Zum besseren Verständnis des biblischen Gottesvolk-Gedankens:

 

Der mennonitische Volksgedanke wird einem biblischen Gottesvolkgedanken weichen müssen. Die Gemeinde Jesu ist eben das `Volk für alle Völker’. Denn es ist ja das Kreuz von Golgatha, das gemeinsame Heimat stiftet und nicht historische Schicksalsgemeinschaft. Es sind eben die `Blutströpfchen von Golgatha‘, dieser `Strauss von Sarons Rosen‘, der verlorene Sünder zu einer neuen Gottesfamilie zusammenschweißt, auch über Verwandtschafts-, Sippen-, und territoriale Siedlungsgemeinschaften hinaus.
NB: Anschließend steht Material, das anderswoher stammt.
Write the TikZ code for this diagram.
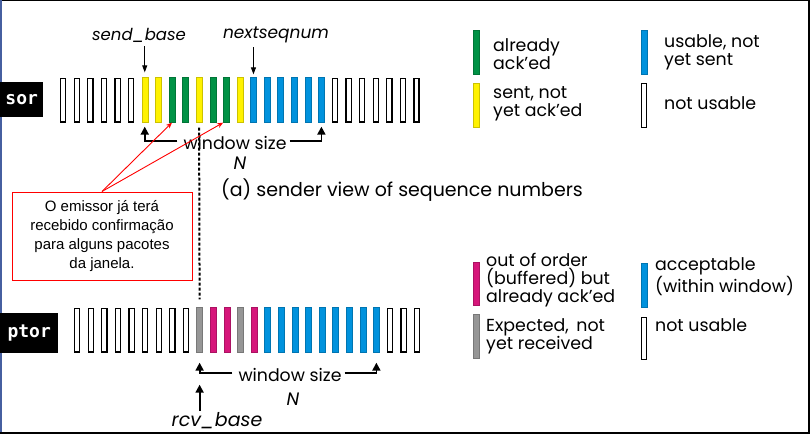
\documentclass[tikz,border=0pt]{standalone}
\usepackage{fontspec}
\setmainfont{Poppins}
\newfontfamily\monob{DejaVu Sans Mono}[BoldFont={* Bold}]
\newfontfamily\notefont{Liberation Sans}
\usetikzlibrary{arrows.meta}
\definecolor{cgreen}{RGB}{0,146,69}
\definecolor{cyellow}{RGB}{255,242,0}
\definecolor{cblue}{RGB}{0,146,221}
\definecolor{cmag}{RGB}{214,22,122}
\definecolor{cgray}{RGB}{150,150,150}
\definecolor{cframe}{RGB}{70,95,160}
\tikzset{
  barbase/.style={rectangle,inner sep=0pt,minimum width=6pt,minimum height=45pt},
  barw/.style={barbase,draw=black,line width=1.3pt,fill=white,minimum width=5.2pt,minimum height=43.7pt},
  bary/.style={barbase,fill=cyellow,draw=cyellow!80!black,line width=0.3pt},
  barg/.style={barbase,fill=cgreen,draw=cgreen!80!black,line width=0.3pt},
  barb/.style={barbase,fill=cblue,draw=cblue!80!black,line width=0.3pt},
  barm/.style={barbase,fill=cmag,draw=cmag!80!black,line width=0.3pt},
  bark/.style={barbase,fill=cgray,draw=cgray!80!black,line width=0.3pt},
  txt/.style={inner sep=0pt,font=\fontsize{17.3}{18}\selectfont},
  legtxt/.style={inner sep=0pt,anchor=west,align=left,font=\fontsize{17.4}{18}\selectfont},
  ital/.style={inner sep=0pt,font=\fontsize{17}{18}\selectfont\itshape},
  ptr/.style={line width=0.9pt,-{Triangle[length=7pt,width=5pt]}},
  brk/.style={line width=1.8pt,-{Triangle[length=8pt,width=8pt]}},
  redarr/.style={red,line width=0.9pt,-{Stealth[length=6pt,width=5pt]}},
  lblbox/.style={fill=black,text=white,inner sep=0pt,anchor=north west,font=\monob\bfseries\fontsize{18}{20}\selectfont},
  note/.style={draw=red,line width=1pt,fill=white,inner sep=0pt,minimum width=180pt,minimum height=88pt,align=center,font=\notefont\fontsize{15}{19}\selectfont},
}
\begin{document}
\begin{tikzpicture}[x=1pt,y=-1pt]
\useasboundingbox (0,0) rectangle (810,434);
\fill[white] (0,0) rectangle (810,434);
% frame
\draw[black,line width=1pt] (0,0.5) -- (810,0.5);
\draw[cframe,line width=2pt] (1,0) -- (1,434);
\draw[black,line width=2pt] (809,0) -- (809,434);
\draw[black,line width=2pt] (0,433) -- (810,433);

% side labels
\node[lblbox,minimum width=43pt,minimum height=35pt] (slbl) at (0,82) {sor};
\node[lblbox,minimum width=58pt,minimum height=40pt] (rlbl) at (0,313) {ptor\hspace{11pt}};

% sender bars
\foreach \c [count=\i from 0] in {w,w,w,w,w,w,y,y,g,g,y,g,g,y,b,b,b,b,b,b,w,w,w,w,w,w,w}
  \node[bar\c] (s\i) at ({63.2+13.59*\i},100) {};
% receiver bars
\foreach \c [count=\i from 0] in {w,w,w,w,w,w,w,w,w,k,m,m,k,m,b,b,b,b,b,b,b,b,b,w,w,w}
  \node[bar\c] (r\i) at ({77.2+13.6*\i},330) {};

% sender pointers
\node[ital,font=\fontsize{16.5}{18}\selectfont\itshape] (sb) at (139,35) {send\_base};
\node[ital] (ns) at (276,35) {nextseqnum};
\draw[ptr] (sb.south -| s6.center) ++(0,4) -- ([yshift=5pt]s6.north);
\draw[ptr] (ns.south -| s14.center) ++(0,4) -- ([yshift=3pt]s14.north);

% sender window
\node[txt] (ws) at (235,143) {window size};
\node[ital,font=\fontsize{18}{18}\selectfont\itshape] (wsn) at (240,163) {N};
\draw[brk] ([xshift=-6pt,yshift=2pt]ws.west) -- ([yshift=2pt]s6.center |- ws.west) -- ([yshift=-4pt]s6.south);
\draw[brk] ([xshift=3pt,yshift=2pt]ws.east) -- ([yshift=2pt]s19.center |- ws.east) -- ([yshift=-4pt]s19.south);

\node[inner sep=0pt,font=\fontsize{19}{20}\selectfont] (cap) at (402,190) {(a) sender view of sequence numbers};

% dashed link
\draw[line width=2pt,dash pattern=on 3pt off 2pt] ([yshift=-5pt]s10.south) -- ([yshift=8pt]r9.north);

% note
\node[note] (nb) at (102,236) {O emissor já terá\\recebido confirmação\\para alguns pacotes\\da janela.};
\draw[redarr] (nb.north) -- (s8.south);
\draw[redarr] (nb.north) -- (s12.south west);

% receiver window
\node[txt] (wr) at (290,375) {window size};
\node[ital,font=\fontsize{18}{18}\selectfont\itshape] (wrn) at (293,399) {N};
\draw[brk] ([xshift=-6pt,yshift=2pt]wr.west) -- ([yshift=2pt]r9.center |- wr.west) -- ([yshift=-10pt]r9.south);
\draw[brk] ([xshift=3pt,yshift=2pt]wr.east) -- ([yshift=2pt]r22.center |- wr.east) -- ([yshift=-10pt]r22.south);
\node[ital,font=\fontsize{19}{18}\selectfont\itshape] (rb) at (217,421) {rcv\_base};
\draw[brk] ([yshift=2pt]rb.north -| r9.center) -- ([yshift=-32pt]r9.south);

% legend (sender)
\node[barg,minimum height=44pt] (lg) at (476,52) {};
\node[legtxt] (lgt) at (493,54) {already\\ack’ed};
\node[barb,minimum height=44pt] (lb) at (644,52) {};
\node[legtxt] (lbt) at (664,52) {usable, not\\yet sent};
\node[bary,minimum height=44pt] (ly) at (476,105.5) {};
\node[legtxt] (lyt) at (493,104) {sent, not\\yet ack’ed};
\node[barw,minimum height=44pt] (lw) at (644,105.5) {};
\node[legtxt] (lwt) at (664,103) {not usable};

% legend (receiver)
\node[barm,minimum height=43pt] (lm) at (476,283.5) {};
\node[legtxt] (lmt) at (486,280) {out of order\\(buffered) but\\already ack’ed};
\node[barb,minimum height=44pt] (lb2) at (644,285) {};
\node[legtxt] (lb2t) at (655,277) {acceptable\\(within window)};
\node[bark,minimum height=44pt] (lk) at (476,336) {};
\node[legtxt] (lkt) at (486,336) {Expected,\, not\\yet received};
\node[barw,minimum height=42pt] (lw2) at (644,338.5) {};
\node[legtxt] (lw2t) at (655,325) {not usable};
\end{tikzpicture}
\end{document}
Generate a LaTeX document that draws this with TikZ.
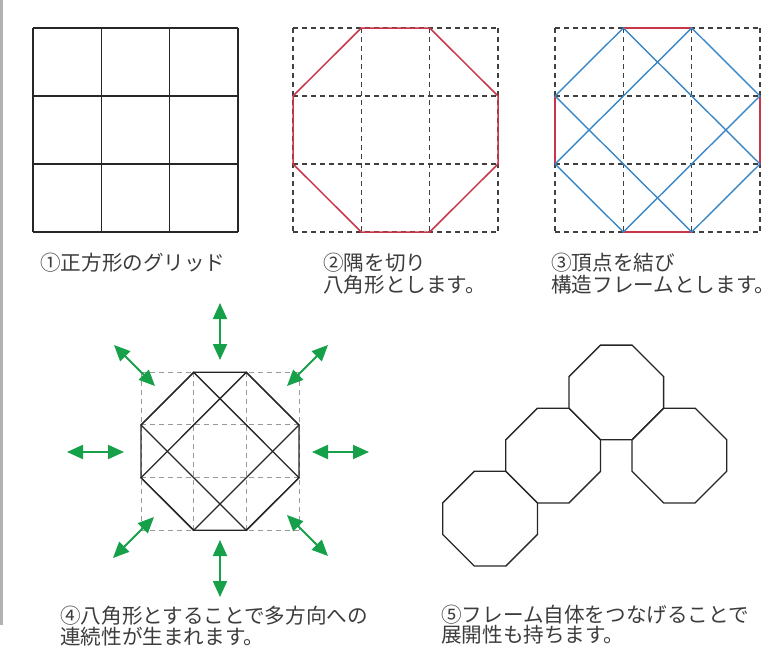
\documentclass[tikz,border=0pt]{standalone}
\usepackage{fontspec}
\newfontfamily\jpfont{Noto Sans CJK JP}
\usetikzlibrary{arrows.meta}
\definecolor{txtc}{HTML}{3C3C3C}
\definecolor{redl}{HTML}{C8364A}
\definecolor{bluel}{HTML}{3A87C8}
\definecolor{grn}{HTML}{17A04A}
\tikzset{
 gridline/.style={draw=black!85, line width=1.2pt},
 dashgrid/.style={draw=black!75, line width=1.1pt, dash pattern=on 5pt off 4pt},
 lightdash/.style={draw=black!40, line width=1pt, dash pattern=on 5pt off 4pt},
 redline/.style={draw=redl, line width=1.5pt},
 blueline/.style={draw=bluel, line width=1.4pt},
 frameline/.style={draw=black!85, line width=1.3pt, line join=miter},
 garrow/.style={draw=grn, line width=2pt, {Triangle[length=16pt,width=14pt]}-{Triangle[length=16pt,width=14pt]}},
 lbl/.style={font=\jpfont\fontsize{20.6}{22}\selectfont, text=txtc, anchor=base west, inner sep=0pt},
}
\newcommand\octframe[2]{%
 \draw[frameline] (#1+31.57,#2) -- (#1+63.13,#2) -- (#1+94.7,#2+31.57) -- (#1+94.7,#2+63.13)
   -- (#1+63.13,#2+94.7) -- (#1+31.57,#2+94.7) -- (#1,#2+63.13) -- (#1,#2+31.57) -- cycle;}
\begin{document}
\begin{tikzpicture}[x=1pt,y=-1pt]
\useasboundingbox (0,0) rectangle (779,653);
\fill[black!30] (0,0) rectangle (3,625);

% Panel 1
\foreach \i in {0,1,2,3} {
  \draw[gridline] (33+68.33*\i,28) -- (33+68.33*\i,232);
  \draw[gridline] (33,28+68*\i) -- (238,28+68*\i);
}
\node[lbl] (l1) at (40,270) {①正方形のグリッド};

% Panel 2
\foreach \i in {0,1,2,3} {
  \draw[dashgrid] (293+68.33*\i,28) -- (293+68.33*\i,232);
  \draw[dashgrid] (293,28+68*\i) -- (498,28+68*\i);
}
\draw[redline] (361.3,28) -- (429.7,28) -- (498,96) -- (498,164) -- (429.7,232) -- (361.3,232) -- (293,164) -- (293,96) -- cycle;
\node[lbl] (l2a) at (323,270.5) {②隅を切り};
\node[lbl] (l2b) at (323,292) {八角形とします。};

% Panel 3
\foreach \i in {0,1,2,3} {
  \draw[dashgrid] (555+68.33*\i,28) -- (555+68.33*\i,232);
  \draw[dashgrid] (555,28+68*\i) -- (760,28+68*\i);
}
\draw[redline] (623.3,28) -- (691.7,28);
\draw[redline] (623.3,232) -- (691.7,232);
\draw[redline] (555,96) -- (555,164);
\draw[redline] (760,96) -- (760,164);
\draw[blueline] (555,96) -- (623.3,28) -- (760,164) -- (691.7,232) -- (555,96);
\draw[blueline] (555,164) -- (691.7,28) -- (760,96) -- (623.3,232) -- (555,164);
\node[lbl] (l3a) at (551,270.5) {③頂点を結び};
\node[lbl] (l3b) at (551,292) {構造フレームとします。};

% Panel 4
\foreach \i in {0,1,2,3} {
  \draw[lightdash] (141+52.67*\i,372.3) -- (141+52.67*\i,530.3);
  \draw[lightdash] (141,372.3+52.67*\i) -- (299,372.3+52.67*\i);
}
\draw[frameline] (193.7,372.3) -- (246.3,372.3) -- (299,425) -- (299,477.7) -- (246.3,530.3) -- (193.7,530.3) -- (141,477.7) -- (141,425) -- cycle;
\draw[frameline] (141,425) -- (193.7,372.3) -- (299,477.7) -- (246.3,530.3) -- cycle;
\draw[frameline] (141,477.7) -- (246.3,372.3) -- (299,425) -- (193.7,530.3) -- cycle;
\draw[garrow] (220,303) -- (220,360);
\draw[garrow] (220,540) -- (220,597);
\draw[garrow] (67,452) -- (124,452);
\draw[garrow] (312,452) -- (369,452);
\draw[garrow] (114,345) -- (155,386);
\draw[garrow] (328,345) -- (287,386);
\draw[garrow] (154,517) -- (113,558);
\draw[garrow] (287,515) -- (328,556);
\node[lbl] (l4a) at (60,623) {④八角形とすることで多方向への};
\node[lbl] (l4b) at (60,644) {連続性が生まれます。};

% Panel 5
\octframe{442.7}{471.3}
\octframe{505.8}{408.2}
\octframe{568.9}{345.1}
\octframe{632.0}{408.2}
\node[lbl] (l5a) at (441,622) {⑤フレーム自体をつなげることで};
\node[lbl] (l5b) at (441,642) {展開性も持ちます。};
\end{tikzpicture}
\end{document}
Und `das Vaterhaus, das immer nah ist‘, ist die Himmelskultur des anbrechenden Reiches Gottes. Diese Vaterhauskultur sucht die Gemeinde glaubwürdig in der Welt zu vertreten.

 

Zur Frage: `Wie wird man Mennonit‘?

 

Zu dieser unserer entscheidenden Frage, von der die Zukunft des Mennonitentums in Paraguay abhängt, hat Peter P. Klassen kürzlich in einer Fernsehreportage über Alltagskultur in Filadelfia eine wegweisende Antwort geliefert. Der Journalist Rubín wollte wissen, wie ein Außenstehender Mennonit werden kann. Darauf Klassen etwa wie folgt:

 

„Nun, die Antwort ist sehr einfach. Sie müssen sich zu Jesus Christus bekehren, Sie müssen sich auf ihren Glauben taufen lassen und sich verbindlich einer Gemeinde anschließen. Es gibt tausende indianische, afrikanische und indische Mennoniten, die diesen Weg gegangen sind".

 

Des Rätsels einfache Lösung also: Mennonit wird man durch Bekehrung! Der Jude Rubín glaubte nicht, dass das so einfach wäre. Wir aber können einiges dazu tun, damit es einfacher wird.

 

Aber auch das Gegenteil ist der Fall: Wo keine Christusnachfolge mehr sichtbar wird, wie sie Menno Simons gelehrt hat, wo die verbindliche Zugehörigkeit zur Gemeinde Jesu Christi, die ja die Gemeinde Menno Simons‘ war, verlorengegangen ist, da hat man wohl kein Recht von mennonitischer Identität zu reden. Da müssten für die folkloristischen Elemente und die Pflege der plattdeutschen Kultur andere Etiketten gefunden werden.